Isis: The stretch of the Thames running through Oxford, south of the High Street and up by the train station. The college boathouses are located on the Isis on Christ Church meadow.

JCR: Junior Common Room. (As in students, committee and rooms). At Hilda’s the JCR has two common rooms, one in Hall with the buttery and bar and a smaller one in South building with sofas and a television.

(Porter’s) Lodge: The first port of call, where you will pick up your keys and mail. The lodge contains notice boards, pigeon holes and is staffed by a Porter.

Loo News: Weekly college newsletter produced by the JCR and put on the back of every toilet door in college. Keeping you updated on news, events and gossip.

Magdalen: Like many words in Oxford the pronunciation does not match the spelling, ah what fun! It is pronounced “Maudlin” not like the Mary of the same name. Magdalen is the name of the closest college to Hilda’s, the bridge leading to St Clements’s, the boys’ school opposite Hilda’s, a street etc.

Matriculation: The formal (and mandatory) ceremony held in the Sheldonian that makes you a member of the University of Oxford. It is a short, private ceremony but you do need to wear sub-fusc. After matriculation you MUST return to college for the official photograph that is kept in college records and champagne breakfast in the MCR.

May Day: A traditionally English celebration day that is still kept in Oxford. The night before is marked with balls and other parties that are there to entice you to stay up all night and watch Magdalen Boys’ Choir singing from the top of Magdalen College tower at 6am before heading off for your champagne breakfast.

MCR: Middle Common Room.  Both the collective body of post-graduate students (and 4th year undergraduates), and the common room reserved for graduate use (located upstairs to the left of the Porter’s Lodge).

MCR Committee: The elected body which ensures smooth management of resources, welfare, and the social life of the MCR.

Michaelmas: Autumn term, October-December, pronounced “Mickel-mas”.

Nougth (0th) Week: See Terms and Weeks

OUCS: The Oxford University Computing Services. Located at 13, Banbury Road it sells all manner of equipment, gives advice and runs many courses. Check out the website for more info:

OUSU: Oxford University Students Union, campaigning for things on your behalf.

Pigeon Holes/Pidge: Boxes in alphabetical order, located in the Lodge, it is the place from where mail is collected.

Pigeon Post: University internal post. They will take any internal mail for you (to other colleges or departments) for free; the collection point is in the Lodge.

Plain: The roundabout over Magdalen Bridge that is the meeting point of Cowley Road, St. Clement’s, Cowley Place is known locally as the Plain.

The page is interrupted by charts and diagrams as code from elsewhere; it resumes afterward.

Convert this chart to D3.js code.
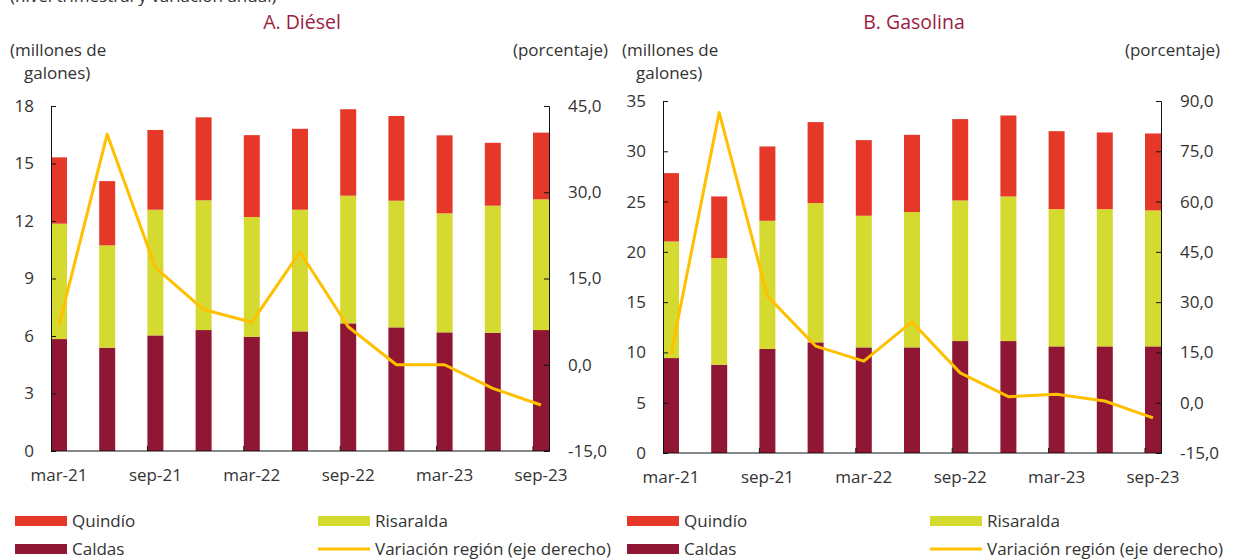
<!DOCTYPE html>
<html>
<head>
<meta charset="utf-8">
<script src="https://cdn.jsdelivr.net/npm/d3@7"></script>
<style>
  body { margin: 0; background: #fff; }
  svg { display: block; font-family: "Open Sans", sans-serif; }
</style>
</head>
<body>
<script>
// quarters, labels shown every other one
const categories = ["mar-21", "jun-21", "sep-21", "dic-21", "mar-22", "jun-22", "sep-22", "dic-22", "mar-23", "jun-23", "sep-23"];

// A. Diesel (millones de galones)
const dieselCaldas    = [5.84, 5.39, 6.03, 6.31, 5.96, 6.24, 6.66, 6.45, 6.19, 6.17, 6.31];
const dieselRisaralda = [6.02, 5.34, 6.56, 6.77, 6.25, 6.35, 6.66, 6.61, 6.21, 6.63, 6.82];
const dieselQuindio   = [3.46, 3.35, 4.16, 4.33, 4.27, 4.22, 4.51, 4.42, 4.07, 3.28, 3.48];
const dieselVariacion = [6.9, 40.1, 16.9, 9.6, 7.4, 19.6, 6.6, 0.0, 0.0, -4.1, -7.0];

// B. Gasolina (millones de galones)
const gasCaldas    = [9.44, 8.78, 10.34, 11.0, 10.5, 10.5, 11.13, 11.13, 10.6, 10.6, 10.6];
const gasRisaralda = [11.59, 10.6, 12.75, 13.85, 13.09, 13.46, 13.98, 14.38, 13.65, 13.65, 13.52];
const gasQuindio   = [6.8, 6.13, 7.39, 8.05, 7.52, 7.68, 8.09, 8.05, 7.75, 7.62, 7.65];
const gasVariacion = [14.4, 86.6, 31.8, 16.9, 12.4, 24.1, 8.9, 1.8, 2.5, 0.5, -4.5];

const dieselLeftTicks  = [0, 3, 6, 9, 12, 15, 18];
const dieselRightTicks = [-15, 0, 15, 30, 45];
const gasLeftTicks     = [0, 5, 10, 15, 20, 25, 30, 35];
const gasRightTicks    = [-15, 0, 15, 30, 45, 60, 75, 90];

const seriesNames = ["Caldas", "Risaralda", "Quindío"];
const colors = { "Caldas": "#8f1734", "Risaralda": "#d5da31", "Quindío": "#e63828" };
const lineColor = "#ffc000";
const titleColor = "#9b1d3f";
const textColor = "#333";
const fs = 17;

const svg = d3.select("body").append("svg")
  .attr("width", 1238)
  .attr("height", 560);

// subtitle, cut off at the top edge like in the source
svg.append("text")
  .attr("x", 10).attr("y", 2)
  .attr("font-size", fs).attr("fill", textColor)
  .text("(nivel trimestral y variación anual)");

const comma = d => d.toFixed(1).replace(".", ",");

function drawPanel(p) {
  const barW = 16;
  const x = d3.scalePoint().domain(categories).range([p.left + barW / 2, p.right - barW / 2]);
  const y = d3.scaleLinear().domain(p.leftDomain).range([p.bottom, p.top]);
  const y2 = d3.scaleLinear().domain(p.rightDomain).range([p.bottom, p.top]);

  const g = svg.append("g");

  // titles
  g.append("text")
    .attr("x", (p.left + p.right) / 2 + 2).attr("y", 29)
    .attr("text-anchor", "middle")
    .attr("font-size", 19.5).attr("fill", titleColor)
    .text(p.title);
  g.append("text")
    .attr("x", p.left - 41).attr("y", 56)
    .attr("font-size", fs).attr("fill", textColor)
    .text("(millones de");
  g.append("text")
    .attr("x", p.left - 27).attr("y", 79)
    .attr("font-size", fs).attr("fill", textColor)
    .text("galones)");
  g.append("text")
    .attr("x", p.right + 59).attr("y", 56)
    .attr("text-anchor", "end")
    .attr("font-size", fs).attr("fill", textColor)
    .text("(porcentaje)");

  // stacked bars
  const rows = categories.map((c, i) => ({
    cat: c, "Caldas": p.caldas[i], "Risaralda": p.risaralda[i], "Quindío": p.quindio[i]
  }));
  const stacked = d3.stack().keys(seriesNames)(rows);
  g.selectAll(".layer")
    .data(stacked)
    .join("g")
    .attr("fill", d => colors[d.key])
    .selectAll("rect")
    .data(d => d)
    .join("rect")
    .attr("x", d => x(d.data.cat) - barW / 2)
    .attr("width", barW)
    .attr("y", d => y(d[1]))
    .attr("height", d => y(d[0]) - y(d[1]));

  // axes
  const left = g.append("g")
    .attr("transform", `translate(${p.left},0)`)
    .call(d3.axisLeft(y).tickValues(p.leftTicks).tickSize(-5).tickPadding(17).tickFormat(d3.format("d")));
  const right = g.append("g")
    .attr("transform", `translate(${p.right},0)`)
    .call(d3.axisRight(y2).tickValues(p.rightTicks).tickSize(-5).tickPadding(19).tickFormat(comma));
  [left, right].forEach(a => {
    a.selectAll("text").attr("font-size", fs).attr("font-family", "Open Sans").attr("fill", textColor);
    a.selectAll("line, path").attr("stroke", "#111");
  });
  right.selectAll("text").attr("text-anchor", "start");

  // bottom axis line
  g.append("line")
    .attr("x1", p.left).attr("x2", p.right)
    .attr("y1", p.bottom).attr("y2", p.bottom)
    .attr("stroke", "#111");

  const labelCats = categories.filter((c, i) => i % 2 === 0);
  g.selectAll(".xtick")
    .data(labelCats.slice(1))
    .join("line")
    .attr("x1", d => x(d) - barW / 2).attr("x2", d => x(d) - barW / 2)
    .attr("y1", p.bottom).attr("y2", p.bottom - 5)
    .attr("stroke", "#111");
  g.selectAll(".xlab")
    .data(labelCats)
    .join("text")
    .attr("x", d => x(d)).attr("y", p.bottom + 30)
    .attr("text-anchor", "middle")
    .attr("font-size", fs).attr("fill", textColor)
    .text(d => d);

  // variation line
  g.append("path")
    .datum(p.variacion)
    .attr("fill", "none")
    .attr("stroke", lineColor)
    .attr("stroke-width", 3)
    .attr("stroke-linejoin", "round")
    .attr("d", d3.line().x((d, i) => x(categories[i])).y(d => y2(d)));

  // legend
  const lg = g.append("g");
  const items = [
    { name: "Quindío", type: "rect", col: 0, row: 0 },
    { name: "Risaralda", type: "rect", col: 1, row: 0 },
    { name: "Caldas", type: "rect", col: 0, row: 1 },
    { name: "Variación región (eje derecho)", type: "line", col: 1, row: 1 }
  ];
  items.forEach(it => {
    const lx = p.legendX + it.col * 303;
    const ly = 521 + it.row * 28;
    if (it.type === "rect") {
      lg.append("rect").attr("x", lx).attr("y", ly - 5).attr("width", 52).attr("height", 10)
        .attr("fill", colors[it.name]);
    } else {
      lg.append("line").attr("x1", lx).attr("x2", lx + 52).attr("y1", ly).attr("y2", ly)
        .attr("stroke", lineColor).attr("stroke-width", 3);
    }
    lg.append("text").attr("x", lx + 57).attr("y", ly + 6)
      .attr("font-size", fs).attr("fill", textColor)
      .text(it.name);
  });
}

drawPanel({
  title: "A. Diésel",
  left: 51, right: 549, top: 106, bottom: 451,
  leftDomain: [0, 18], rightDomain: [-15, 45],
  leftTicks: dieselLeftTicks, rightTicks: dieselRightTicks,
  caldas: dieselCaldas, risaralda: dieselRisaralda, quindio: dieselQuindio,
  variacion: dieselVariacion,
  legendX: 15
});

drawPanel({
  title: "B. Gasolina",
  left: 663, right: 1161, top: 101, bottom: 453,
  leftDomain: [0, 35], rightDomain: [-15, 90],
  leftTicks: gasLeftTicks, rightTicks: gasRightTicks,
  caldas: gasCaldas, risaralda: gasRisaralda, quindio: gasQuindio,
  variacion: gasVariacion,
  legendX: 627
});
</script>
</body>
</html>
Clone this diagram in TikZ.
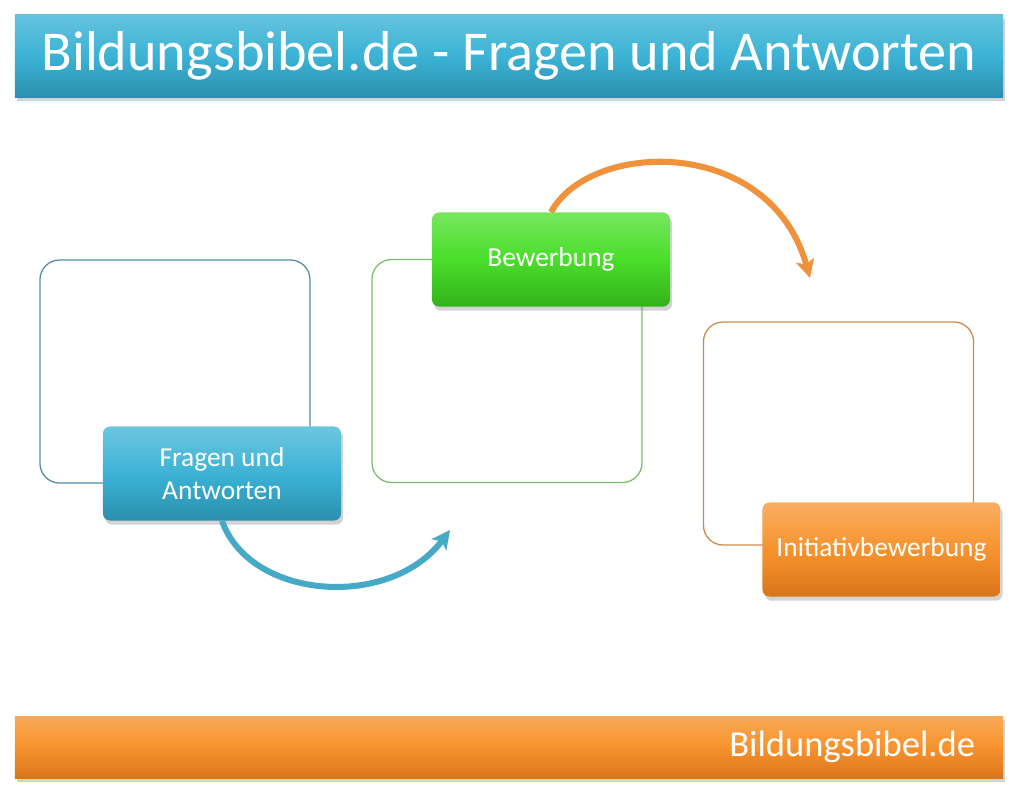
\documentclass[tikz,border=0pt]{standalone}
\usepackage{fontspec}
\setmainfont{Carlito}
\usetikzlibrary{arrows.meta, positioning, shadows}
\definecolor{bbteal}{HTML}{3CB3D5}
\definecolor{bbtealdark}{HTML}{2A8FAE}
\definecolor{bbtealline}{HTML}{4F8E9C}
\definecolor{bbgreen}{HTML}{4ADE2A}
\definecolor{bbgreendark}{HTML}{33B21A}
\definecolor{bbgreenline}{HTML}{76C062}
\definecolor{bborange}{HTML}{F7932E}
\definecolor{bborangedark}{HTML}{D9751A}
\definecolor{bborangeline}{HTML}{C98B4C}
\definecolor{bbarrowteal}{HTML}{46AAC6}
\definecolor{bbarroworange}{HTML}{F0923C}

\begin{document}
\begin{tikzpicture}[x=0.025cm, y=-0.025cm,
  frame/.style={rectangle, draw, line width=0.9pt, rounded corners=14pt, minimum width=6.75cm, minimum height=5.575cm},
  stage/.style={rectangle, rounded corners=5pt, minimum width=5.95cm, minimum height=2.35cm, align=center, text=white, font=\fontsize{19.5}{23}\selectfont, drop shadow={opacity=0.35, shadow xshift=1.5pt, shadow yshift=-3pt}},
  bar/.style={rectangle, minimum width=24.7cm, text=white, drop shadow={opacity=0.35, shadow xshift=1.5pt, shadow yshift=-3pt}},
  flow/.style={line width=4.3pt, -{Stealth[length=13pt, width=13pt, inset=3pt]}},
]
\useasboundingbox (0,0) rectangle (1024,809);

% Header and footer
\node[bar, minimum height=2.05cm, top color=bbteal!80!white, bottom color=bbtealdark, middle color=bbteal, font=\fontsize{40}{44}\selectfont] (title) at (509,56) {Bildungsbibel.de - Fragen und Antworten};
\node[bar, minimum height=1.55cm, top color=bborange!80!white, bottom color=bborangedark, middle color=bborange, inner xsep=0.7cm, text width=23.3cm, align=right, font=\fontsize{26}{30}\selectfont] (footer) at (509,747) {Bildungsbibel.de};

% Frames
\node[frame, draw=bbtealline] (frm1) at (175,371.5) {};
\node[frame, draw=bbgreenline] (frm2) at (507,371) {};
\node[frame, draw=bborangeline] (frm3) at (838.5,433.5) {};

% Stages
\node[stage, top color=bbteal!75!white, bottom color=bbtealdark, middle color=bbteal] (fragen) at (222,473.5) {Fragen und\\Antworten};
\node[stage, top color=bbgreen!75!white, bottom color=bbgreendark, middle color=bbgreen] (bewerbung) at (551,259.5) {Bewerbung};
\node[stage, top color=bborange!75!white, bottom color=bborangedark, middle color=bborange] (initiativ) at (881.5,549.5) {Initiativbewerbung};

% Arrows
\coordinate (tip1) at (450,530);
\coordinate (tip2) at (810,278);
\draw[flow, bbarrowteal] (fragen.south) .. controls (250,600) and (390,610) .. (tip1);
\draw[flow, bbarroworange] (bewerbung.north) .. controls (590,140) and (770,135) .. (tip2);

\end{tikzpicture}
\end{document}
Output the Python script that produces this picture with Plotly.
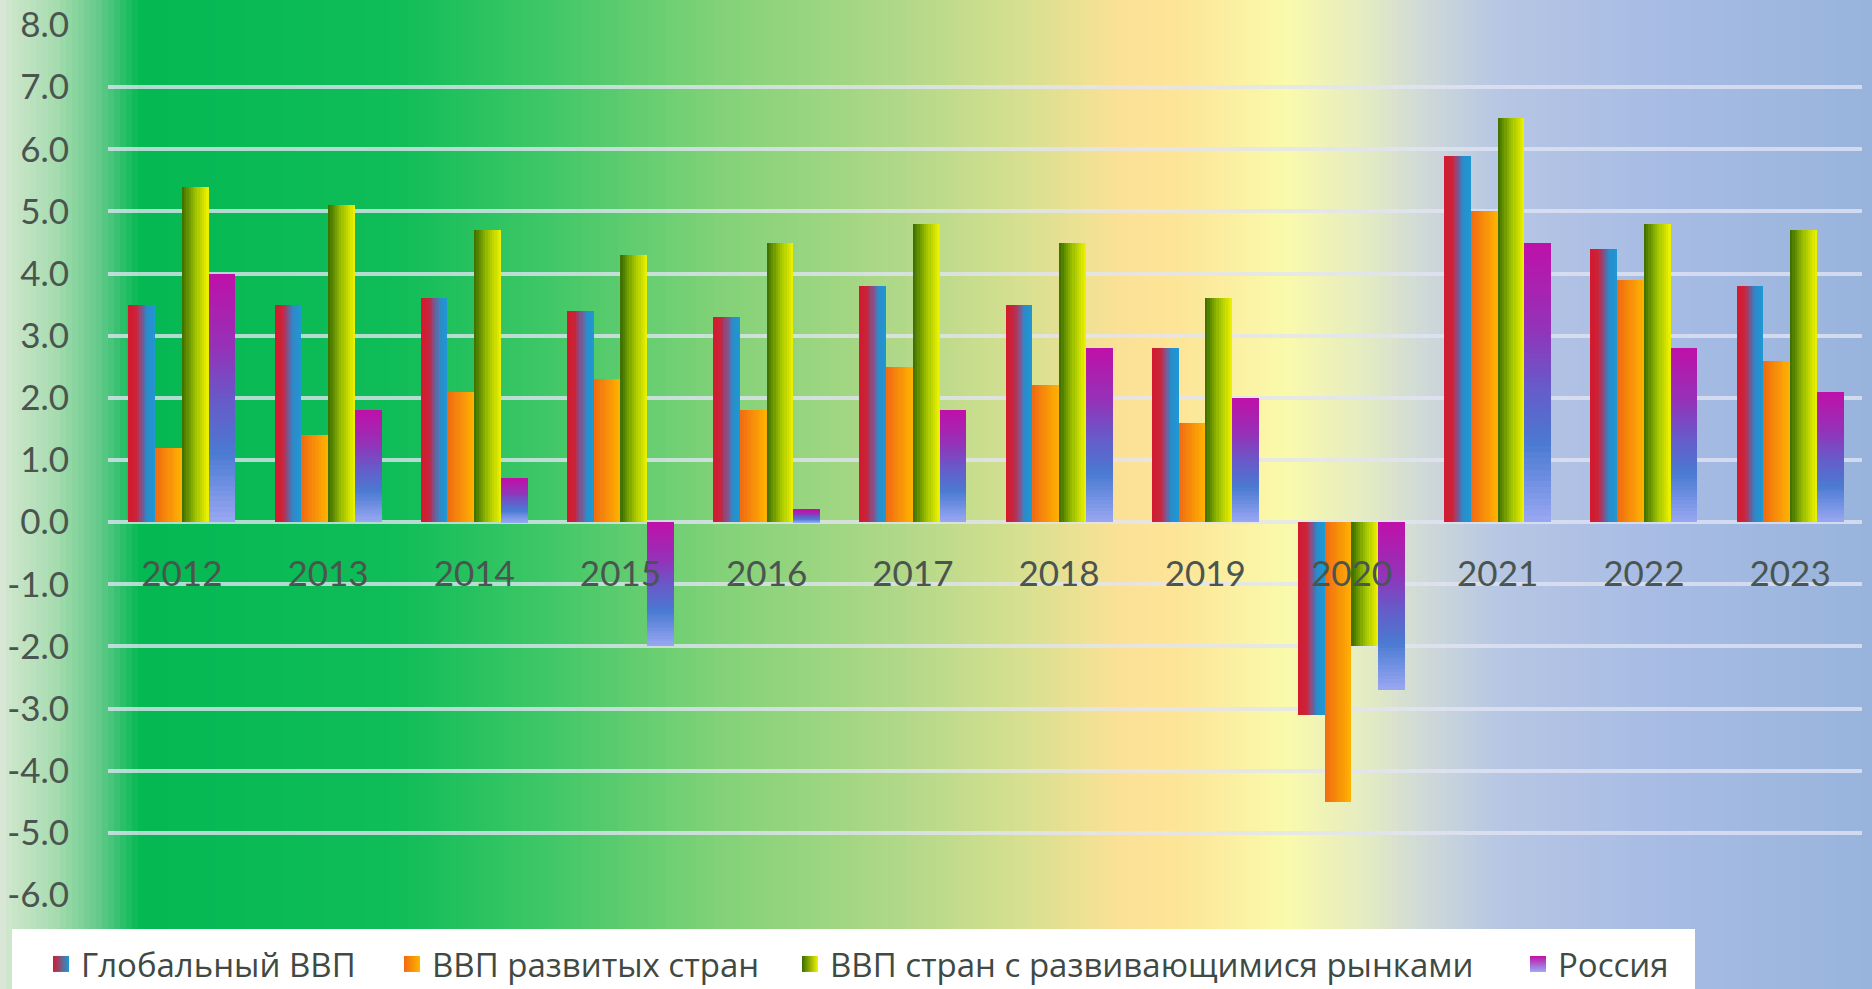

Porters: The reception staff in any college Lodge. Since they are around 24 hours a day you should definitely make use of this invaluable reference point.

Punts: The other kind of water-sport Oxford is famous for. A punt is a flat-bottomed boat propelled by pushing a pole. You can hire punts from Magdalen Bridge but in Trinity term and over the summer the MCR can use the JCR punts moored by Milham Ford (see college map). Highly recommended for warm leisurely days.

Rustication: Being sent down from Oxford for a specified period as a disciplinary measure. Not good. Don’t do it.

Schools: Three things: The groups of subjects available for study at Oxford, the exams (also called Finals) taken at the end of a degree and the huge building on the High where those exams are held (the full name is Examination Schools).

Scout: A person employed by the college to clean college, including student, rooms. Most Scouts are a mine of information and very friendly but do not abuse them – they are not employed to tidy up unnecessary mess, wash dishes etc.

Second Desserts: Chocolates, Port wine and cheeses served in the MCR after Formal Hall.

SCR: Senior Common Room. Refers to the collective body of Fellows, tutors and college officers (Bursar, College Secretary, Junior Dean etc). They have a common room in South Building.

Sent Down: Being officially asked to leave the university.

Sub-fusc: The Oxford academic dress, also beloved of penguins and waiters.

Supervisor: The tutor responsible for overseeing the progress of an allocated student academically. Appointed within your department and may not be a member of college.

Terms: Oxford has three terms; Michaelmas, Hilary and Trinity. Full term lasts eight weeks, numbered 1 to 8. Week 0 is for arrival, paper-work and collections. Weeks continue to be numbered after the end of term until about week 12.

Trinity: Summer term, April-June.  Characterized by the juxtaposition of exam revision and punting.

Tutorials: In Oxford these tend to be one-on-one meetings with a tutor, they can also be called supervisions.

The Union: The Oxford University debating society. You can join as a life member at the Freshers’ Fair. As well as top class debates on a wide range of topical and political issues the Union hosts many speakers throughout term. Not to be confused with OUSU, which advocates on student issues within the University.

University Offices: Administrative centre of university. Located in Wellington Square.

Varsity: Refers to sport matches, debates, etc between Oxford and Cambridge University. The most famous varsity events are the Boat Race held on the Thames in London around Easter time and the Rugby held at Twickenham in Hilary. Winning at your sport can, in certain cases, lead to a Blue being awarded. Varsity Tiddlywinks is in the pipelines.

Viva: A spoken exam which you may have to take at the end of your degree. Less likely for Masters, compulsory for D. Phils.

Weeks: More important than calendar dates while in Oxford. They start on Sundays.  Full term is weeks one to eight.